> [WORK REQUIRED] Pick out each line below containing "script".

> [STORED DATA]
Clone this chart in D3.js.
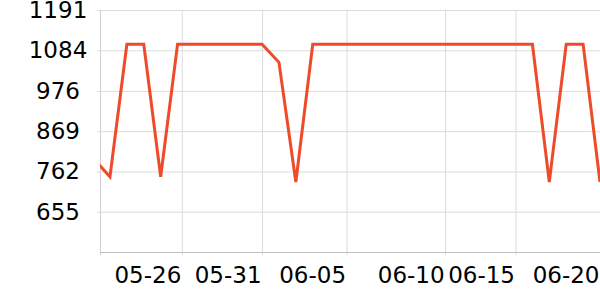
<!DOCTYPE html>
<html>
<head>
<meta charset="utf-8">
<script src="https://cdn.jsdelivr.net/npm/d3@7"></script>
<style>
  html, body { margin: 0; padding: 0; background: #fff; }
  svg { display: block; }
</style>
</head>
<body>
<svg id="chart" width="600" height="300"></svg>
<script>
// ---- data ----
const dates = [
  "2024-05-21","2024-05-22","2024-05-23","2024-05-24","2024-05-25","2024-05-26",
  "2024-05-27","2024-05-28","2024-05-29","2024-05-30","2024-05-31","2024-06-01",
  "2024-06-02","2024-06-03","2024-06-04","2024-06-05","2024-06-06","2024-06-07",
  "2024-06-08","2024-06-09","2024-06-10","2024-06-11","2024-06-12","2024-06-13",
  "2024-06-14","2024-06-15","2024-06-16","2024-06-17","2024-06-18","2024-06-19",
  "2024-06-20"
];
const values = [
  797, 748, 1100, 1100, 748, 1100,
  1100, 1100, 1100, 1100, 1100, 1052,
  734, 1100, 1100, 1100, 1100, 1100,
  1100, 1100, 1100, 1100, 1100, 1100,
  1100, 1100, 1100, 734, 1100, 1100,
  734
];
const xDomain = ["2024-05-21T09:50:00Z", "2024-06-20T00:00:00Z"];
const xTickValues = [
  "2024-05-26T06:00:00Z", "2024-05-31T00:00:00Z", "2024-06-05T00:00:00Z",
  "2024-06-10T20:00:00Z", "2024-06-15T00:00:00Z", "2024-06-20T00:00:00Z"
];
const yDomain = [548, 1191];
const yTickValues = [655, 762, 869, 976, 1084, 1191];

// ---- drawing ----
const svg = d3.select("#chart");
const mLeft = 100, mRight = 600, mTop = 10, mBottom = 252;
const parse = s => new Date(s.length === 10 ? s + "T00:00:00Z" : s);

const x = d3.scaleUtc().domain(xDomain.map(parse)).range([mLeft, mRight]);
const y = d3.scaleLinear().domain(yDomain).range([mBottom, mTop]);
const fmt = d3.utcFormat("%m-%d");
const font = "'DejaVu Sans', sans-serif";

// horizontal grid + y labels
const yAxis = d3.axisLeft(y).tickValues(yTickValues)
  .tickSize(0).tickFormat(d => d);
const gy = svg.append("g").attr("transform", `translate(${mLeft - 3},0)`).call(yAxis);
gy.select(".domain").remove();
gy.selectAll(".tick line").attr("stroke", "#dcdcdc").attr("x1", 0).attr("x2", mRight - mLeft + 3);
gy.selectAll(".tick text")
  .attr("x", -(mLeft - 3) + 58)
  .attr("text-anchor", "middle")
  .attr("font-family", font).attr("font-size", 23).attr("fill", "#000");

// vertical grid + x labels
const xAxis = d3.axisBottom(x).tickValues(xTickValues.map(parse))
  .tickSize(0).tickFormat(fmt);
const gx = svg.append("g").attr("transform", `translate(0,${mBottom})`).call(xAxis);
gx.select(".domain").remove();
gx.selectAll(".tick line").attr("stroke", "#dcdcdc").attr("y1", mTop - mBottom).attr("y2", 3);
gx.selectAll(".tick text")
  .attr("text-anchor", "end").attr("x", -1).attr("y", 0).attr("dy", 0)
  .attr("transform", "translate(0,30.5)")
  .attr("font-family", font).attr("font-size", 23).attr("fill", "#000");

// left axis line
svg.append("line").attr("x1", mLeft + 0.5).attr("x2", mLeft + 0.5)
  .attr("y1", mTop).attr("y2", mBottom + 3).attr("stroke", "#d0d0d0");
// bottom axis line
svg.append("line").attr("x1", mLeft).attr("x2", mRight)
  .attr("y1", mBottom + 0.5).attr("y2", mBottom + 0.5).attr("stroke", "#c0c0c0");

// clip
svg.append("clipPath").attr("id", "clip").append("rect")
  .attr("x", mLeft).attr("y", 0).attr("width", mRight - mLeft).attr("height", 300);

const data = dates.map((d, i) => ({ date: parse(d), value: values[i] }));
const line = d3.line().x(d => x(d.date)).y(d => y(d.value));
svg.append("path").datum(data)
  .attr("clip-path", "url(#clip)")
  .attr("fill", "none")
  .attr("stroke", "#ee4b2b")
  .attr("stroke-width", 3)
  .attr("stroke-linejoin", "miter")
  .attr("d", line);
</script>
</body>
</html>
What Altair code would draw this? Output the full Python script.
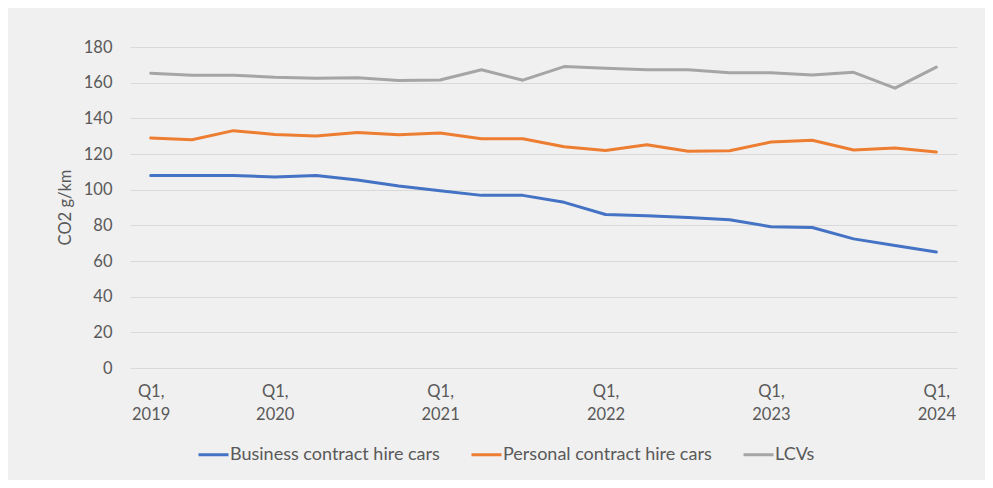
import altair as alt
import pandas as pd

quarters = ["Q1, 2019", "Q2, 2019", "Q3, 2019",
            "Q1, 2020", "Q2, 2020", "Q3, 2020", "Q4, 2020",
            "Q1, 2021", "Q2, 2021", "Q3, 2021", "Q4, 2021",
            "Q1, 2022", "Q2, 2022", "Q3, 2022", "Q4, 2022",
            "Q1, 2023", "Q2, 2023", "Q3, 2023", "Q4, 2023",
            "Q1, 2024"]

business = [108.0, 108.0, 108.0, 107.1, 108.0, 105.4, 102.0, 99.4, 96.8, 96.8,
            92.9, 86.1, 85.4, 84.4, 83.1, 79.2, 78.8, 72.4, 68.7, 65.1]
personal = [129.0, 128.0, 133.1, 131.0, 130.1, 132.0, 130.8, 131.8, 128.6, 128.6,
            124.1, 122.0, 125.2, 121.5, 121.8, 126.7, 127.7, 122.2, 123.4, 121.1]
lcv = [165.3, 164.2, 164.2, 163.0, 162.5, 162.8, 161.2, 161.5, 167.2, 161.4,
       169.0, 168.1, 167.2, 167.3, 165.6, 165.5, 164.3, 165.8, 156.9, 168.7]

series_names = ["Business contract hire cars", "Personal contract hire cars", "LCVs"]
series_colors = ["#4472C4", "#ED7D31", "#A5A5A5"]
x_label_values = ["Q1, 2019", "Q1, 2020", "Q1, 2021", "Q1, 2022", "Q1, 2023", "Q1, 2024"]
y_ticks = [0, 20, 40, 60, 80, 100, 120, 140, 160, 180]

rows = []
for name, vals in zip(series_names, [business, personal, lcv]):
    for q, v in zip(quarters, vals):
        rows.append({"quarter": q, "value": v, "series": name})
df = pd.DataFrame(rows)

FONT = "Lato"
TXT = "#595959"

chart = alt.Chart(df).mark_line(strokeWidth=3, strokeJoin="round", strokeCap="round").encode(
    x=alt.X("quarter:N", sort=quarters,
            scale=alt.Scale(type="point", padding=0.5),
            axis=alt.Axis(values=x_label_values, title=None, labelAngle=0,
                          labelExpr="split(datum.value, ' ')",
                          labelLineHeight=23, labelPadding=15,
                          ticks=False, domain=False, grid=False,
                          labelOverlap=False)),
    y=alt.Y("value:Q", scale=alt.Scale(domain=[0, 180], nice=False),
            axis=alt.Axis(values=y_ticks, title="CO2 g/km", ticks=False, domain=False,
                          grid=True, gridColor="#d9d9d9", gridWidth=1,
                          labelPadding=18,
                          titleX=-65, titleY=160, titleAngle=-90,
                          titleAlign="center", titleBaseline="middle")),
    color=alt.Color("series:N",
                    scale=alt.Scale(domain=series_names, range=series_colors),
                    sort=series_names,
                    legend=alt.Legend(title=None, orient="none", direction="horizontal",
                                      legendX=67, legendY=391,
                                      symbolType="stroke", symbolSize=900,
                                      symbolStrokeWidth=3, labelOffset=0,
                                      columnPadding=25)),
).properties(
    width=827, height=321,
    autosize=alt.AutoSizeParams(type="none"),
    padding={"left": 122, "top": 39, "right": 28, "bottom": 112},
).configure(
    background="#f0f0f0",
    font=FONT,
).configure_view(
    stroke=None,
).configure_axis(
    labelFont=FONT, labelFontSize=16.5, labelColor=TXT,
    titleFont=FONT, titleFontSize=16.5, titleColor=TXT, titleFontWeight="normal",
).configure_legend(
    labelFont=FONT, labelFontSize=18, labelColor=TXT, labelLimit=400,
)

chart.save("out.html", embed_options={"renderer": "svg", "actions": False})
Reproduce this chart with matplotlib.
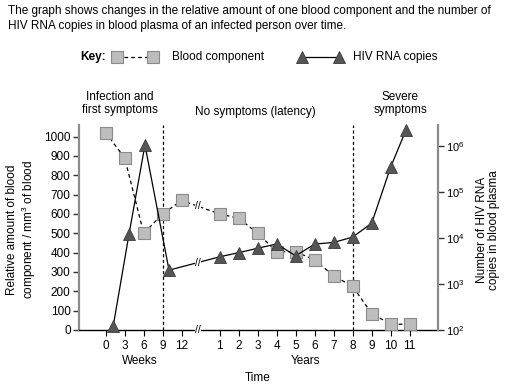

> [RESULT OF THE EXERCISE]
<script src="https://cdn.jsdelivr.net/npm/d3@7"></script>
<script>
</script>
What Altair code would draw this? Output the full Python script.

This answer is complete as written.